Steamfolk is about The Old as much as it is about The New. Indeed the very soul of Steamfolk would be those old Shirley and Dolly Collins albums they made for Harvest at a time when a (relatively) mainstream label would consider such a venture viable. Remember, they shared Harvest with 'pop' acts such as Pink Floyd, Third Ear Band, & The Edgar Broughton Band etc. In their original states Anthems in Eden and Love Death and the Lady have become definitive documents of an aesthetic which one might call Pure Steamfolk in terms of both its cultural viability and innate mythology & imagery - and that's not saying anything of the music! The CD reissues seem to miss the point rather (Staines Norris anyone?) although maybe only go so far as to confirm it after all*. Other re-issues of the Collins Canon, such as Adieu To Old England (which features a gawdy painting of the South Queensferry Burry Man - adieu to old England indeed!) and the erotic 'folk art' stylings of The Power of the True Love Knot (pert breasts but why the skirt?) seem to be the very essence of what I'm on about here. Then there's the very wonderful Snapshots CD of hitherto unreleased live material with its digipak vintage family photo album feel.

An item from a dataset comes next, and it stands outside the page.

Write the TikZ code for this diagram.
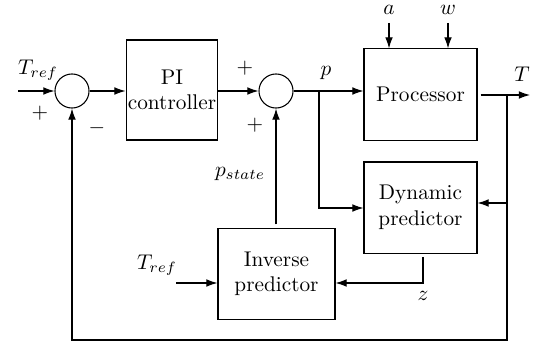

In any case, the status of Shirley and Dolly Collins to Folk Outsiders such as Current 93 and the old Woven Wheat Whispers 'community' (I ask you!) is something that, whilst not being fully understood by regular folkies, is par for the course to Steamfolk. And how nice to see the long overdue CD editions of Peter Bellamy's classic ARGO albums Oak Ash and Thorn and Merlin's Isle of Gramarye which confirms Rudyard Kipling to be the Godfather of Steamfolk, though at £15 a pop (in HMV MCR) I'll be making do with what's at hand in the unofficial stash a wee while longer yet. And yes, the Folk Police Oak, Ash, Thorn album is quintessential Steamfolk and very fine to boot. Anyway - I'll shut up about this soon, but not before preparing my Steamfolk t-shirt for this year's Fylde where our Bellamy: Kipling With the Tradition show will be Steamfolk par excellance, perhaps even more than the pevious years' Demdyke (who's grave has just been found so I hear... oo-er...). One of the things I miss most about the old Woven Wheat Whispers / Unbroken Circle / Harvest Home sites was the constant search on the part of the perpretator & self-styled Lord of Misrule for Convient Pidgeon Holes for the various aspects of Folk featured thereupon. No need now, Mr Coyle, for Steamfolk covers 'em all!

S O'P (in a waking dream...)

* I stumble upon seemingly inherent contradictions and dualities in the music all the time; I'll ponder this and come back to it later, or not, depending on how it goes, but in my experience Duality is A Very Good Thing.